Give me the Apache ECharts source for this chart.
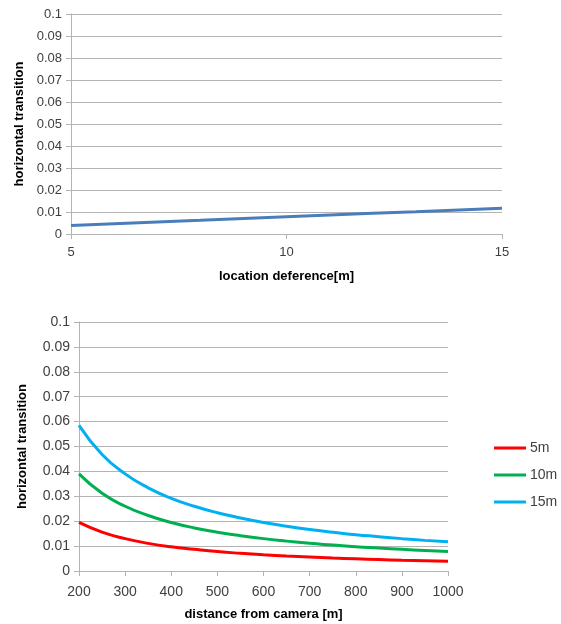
<!DOCTYPE html>
<html>
<head>
<meta charset="utf-8">
<script src="https://cdn.jsdelivr.net/npm/echarts@6/dist/echarts.min.js"></script>
<style>
  html, body { margin: 0; padding: 0; background: #fff; }
  #container { width: 561px; height: 624px; }
</style>
</head>
<body>
<div id="container"></div>
<script>
// top chart: horizontal transition vs location deference
const locX = [5, 6, 7, 8, 9, 10, 11, 12, 13, 14, 15];
const locY = [0.0039, 0.0047, 0.0055, 0.0062, 0.0070, 0.0078, 0.0086, 0.0094, 0.0101, 0.0109, 0.0117];

// bottom chart: horizontal transition vs distance from camera
const distX = [200, 250, 300, 350, 400, 450, 500, 550, 600, 650, 700, 750, 800, 850, 900, 950, 1000];
const y5m  = [0.0195, 0.0156, 0.0130, 0.0111, 0.0097, 0.0087, 0.0078, 0.0071, 0.0065, 0.0060, 0.0056, 0.0052, 0.0049, 0.0046, 0.0043, 0.0041, 0.0039];
const y10m = [0.0390, 0.0312, 0.0260, 0.0223, 0.0195, 0.0173, 0.0156, 0.0142, 0.0130, 0.0120, 0.0111, 0.0104, 0.0097, 0.0092, 0.0087, 0.0082, 0.0078];
const y15m = [0.0585, 0.0468, 0.0390, 0.0334, 0.0292, 0.0260, 0.0234, 0.0213, 0.0195, 0.0180, 0.0167, 0.0156, 0.0146, 0.0138, 0.0130, 0.0123, 0.0117];

const seriesNames = ['5m', '10m', '15m'];
const seriesColors = ['#ff0000', '#00b050', '#00b0f0'];

let dom = document.getElementById('container');
let myChart = echarts.init(dom);

const gridColor = '#b3b3b3';
const labelColor = '#404040';
const font = 'Liberation Sans';

function yAxisCfg(gridIndex, fontSize, nameGap) {
    return {
        type: 'value',
        gridIndex: gridIndex,
        min: 0,
        max: 0.1,
        interval: 0.01,
        name: 'horizontal transition',
        nameLocation: 'middle',
        nameGap: nameGap,
        nameTextStyle: { fontFamily: font, fontWeight: 'bold', fontSize: 13, color: '#000' },
        axisLine: { show: true, lineStyle: { color: gridColor } },
        axisTick: { show: true, length: 5, lineStyle: { color: gridColor } },
        axisLabel: {
            fontFamily: font, fontSize: fontSize, color: labelColor, margin: 9,
            formatter: function (v) { return String(Math.round(v * 100) / 100); }
        },
        splitLine: { show: true, lineStyle: { color: gridColor } }
    };
}

let option = {
    animation: false,
    backgroundColor: '#fff',
    grid: [
        { left: 71, right: 59, top: 14, bottom: 390 },
        { left: 79, right: 113, top: 322, bottom: 53 }
    ],
    legend: {
        data: seriesNames,
        orient: 'vertical',
        left: 489,
        top: 436,
        icon: 'rect',
        itemWidth: 32,
        itemHeight: 3,
        itemGap: 13,
        textStyle: { fontFamily: font, fontSize: 14, color: labelColor, padding: [0, 0, 0, -1] }
    },
    xAxis: [
        {
            type: 'value',
            gridIndex: 0,
            min: 5,
            max: 15,
            interval: 5,
            name: 'location deference[m]',
            nameLocation: 'middle',
            nameGap: 36,
            nameTextStyle: { fontFamily: font, fontWeight: 'bold', fontSize: 13, color: '#000' },
            axisLine: { lineStyle: { color: gridColor } },
            axisTick: { show: true, length: 5, lineStyle: { color: gridColor } },
            axisLabel: { fontFamily: font, fontSize: 13, color: labelColor, margin: 12 },
            splitLine: { show: false }
        },
        {
            type: 'value',
            gridIndex: 1,
            min: 200,
            max: 1000,
            interval: 100,
            name: 'distance from camera [m]',
            nameLocation: 'middle',
            nameGap: 37,
            nameTextStyle: { fontFamily: font, fontWeight: 'bold', fontSize: 13, color: '#000' },
            axisLine: { lineStyle: { color: gridColor } },
            axisTick: { show: true, length: 5, lineStyle: { color: gridColor } },
            axisLabel: {
                fontFamily: font, fontSize: 14, color: labelColor, margin: 14,
                formatter: function (v) { return String(v); }
            },
            splitLine: { show: false }
        }
    ],
    yAxis: [
        yAxisCfg(0, 13, 43),
        yAxisCfg(1, 14, 50)
    ],
    series: [
        {
            type: 'line',
            xAxisIndex: 0,
            yAxisIndex: 0,
            showSymbol: false,
            lineStyle: { color: '#4a7ebb', width: 3 },
            data: locX.map((x, i) => [x, locY[i]])
        }
    ].concat([y5m, y10m, y15m].map(function (ys, k) {
        return {
            type: 'line',
            name: seriesNames[k],
            xAxisIndex: 1,
            yAxisIndex: 1,
            smooth: true,
            showSymbol: false,
            color: seriesColors[k],
            lineStyle: { color: seriesColors[k], width: 3 },
            data: distX.map((x, i) => [x, ys[i]])
        };
    }))
};
myChart.setOption(option);
</script>
</body>
</html>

**What you will do:** Copy out the whole listing exactly, and don't carry over any pictures.

**Full response:**
Give me the Apache ECharts source for this chart.
<!DOCTYPE html>
<html>
<head>
<meta charset="utf-8">
<script src="https://cdn.jsdelivr.net/npm/echarts@6/dist/echarts.min.js"></script>
<style>
  html, body { margin: 0; padding: 0; background: #fff; }
  #container { width: 561px; height: 624px; }
</style>
</head>
<body>
<div id="container"></div>
<script>
// top chart: horizontal transition vs location deference
const locX = [5, 6, 7, 8, 9, 10, 11, 12, 13, 14, 15];
const locY = [0.0039, 0.0047, 0.0055, 0.0062, 0.0070, 0.0078, 0.0086, 0.0094, 0.0101, 0.0109, 0.0117];

// bottom chart: horizontal transition vs distance from camera
const distX = [200, 250, 300, 350, 400, 450, 500, 550, 600, 650, 700, 750, 800, 850, 900, 950, 1000];
const y5m  = [0.0195, 0.0156, 0.0130, 0.0111, 0.0097, 0.0087, 0.0078, 0.0071, 0.0065, 0.0060, 0.0056, 0.0052, 0.0049, 0.0046, 0.0043, 0.0041, 0.0039];
const y10m = [0.0390, 0.0312, 0.0260, 0.0223, 0.0195, 0.0173, 0.0156, 0.0142, 0.0130, 0.0120, 0.0111, 0.0104, 0.0097, 0.0092, 0.0087, 0.0082, 0.0078];
const y15m = [0.0585, 0.0468, 0.0390, 0.0334, 0.0292, 0.0260, 0.0234, 0.0213, 0.0195, 0.0180, 0.0167, 0.0156, 0.0146, 0.0138, 0.0130, 0.0123, 0.0117];

const seriesNames = ['5m', '10m', '15m'];
const seriesColors = ['#ff0000', '#00b050', '#00b0f0'];

let dom = document.getElementById('container');
let myChart = echarts.init(dom);

const gridColor = '#b3b3b3';
const labelColor = '#404040';
const font = 'Liberation Sans';

function yAxisCfg(gridIndex, fontSize, nameGap) {
    return {
        type: 'value',
        gridIndex: gridIndex,
        min: 0,
        max: 0.1,
        interval: 0.01,
        name: 'horizontal transition',
        nameLocation: 'middle',
        nameGap: nameGap,
        nameTextStyle: { fontFamily: font, fontWeight: 'bold', fontSize: 13, color: '#000' },
        axisLine: { show: true, lineStyle: { color: gridColor } },
        axisTick: { show: true, length: 5, lineStyle: { color: gridColor } },
        axisLabel: {
            fontFamily: font, fontSize: fontSize, color: labelColor, margin: 9,
            formatter: function (v) { return String(Math.round(v * 100) / 100); }
        },
        splitLine: { show: true, lineStyle: { color: gridColor } }
    };
}

let option = {
    animation: false,
    backgroundColor: '#fff',
    grid: [
        { left: 71, right: 59, top: 14, bottom: 390 },
        { left: 79, right: 113, top: 322, bottom: 53 }
    ],
    legend: {
        data: seriesNames,
        orient: 'vertical',
        left: 489,
        top: 436,
        icon: 'rect',
        itemWidth: 32,
        itemHeight: 3,
        itemGap: 13,
        textStyle: { fontFamily: font, fontSize: 14, color: labelColor, padding: [0, 0, 0, -1] }
    },
    xAxis: [
        {
            type: 'value',
            gridIndex: 0,
            min: 5,
            max: 15,
            interval: 5,
            name: 'location deference[m]',
            nameLocation: 'middle',
            nameGap: 36,
            nameTextStyle: { fontFamily: font, fontWeight: 'bold', fontSize: 13, color: '#000' },
            axisLine: { lineStyle: { color: gridColor } },
            axisTick: { show: true, length: 5, lineStyle: { color: gridColor } },
            axisLabel: { fontFamily: font, fontSize: 13, color: labelColor, margin: 12 },
            splitLine: { show: false }
        },
        {
            type: 'value',
            gridIndex: 1,
            min: 200,
            max: 1000,
            interval: 100,
            name: 'distance from camera [m]',
            nameLocation: 'middle',
            nameGap: 37,
            nameTextStyle: { fontFamily: font, fontWeight: 'bold', fontSize: 13, color: '#000' },
            axisLine: { lineStyle: { color: gridColor } },
            axisTick: { show: true, length: 5, lineStyle: { color: gridColor } },
            axisLabel: {
                fontFamily: font, fontSize: 14, color: labelColor, margin: 14,
                formatter: function (v) { return String(v); }
            },
            splitLine: { show: false }
        }
    ],
    yAxis: [
        yAxisCfg(0, 13, 43),
        yAxisCfg(1, 14, 50)
    ],
    series: [
        {
            type: 'line',
            xAxisIndex: 0,
            yAxisIndex: 0,
            showSymbol: false,
            lineStyle: { color: '#4a7ebb', width: 3 },
            data: locX.map((x, i) => [x, locY[i]])
        }
    ].concat([y5m, y10m, y15m].map(function (ys, k) {
        return {
            type: 'line',
            name: seriesNames[k],
            xAxisIndex: 1,
            yAxisIndex: 1,
            smooth: true,
            showSymbol: false,
            color: seriesColors[k],
            lineStyle: { color: seriesColors[k], width: 3 },
            data: distX.map((x, i) => [x, ys[i]])
        };
    }))
};
myChart.setOption(option);
</script>
</body>
</html>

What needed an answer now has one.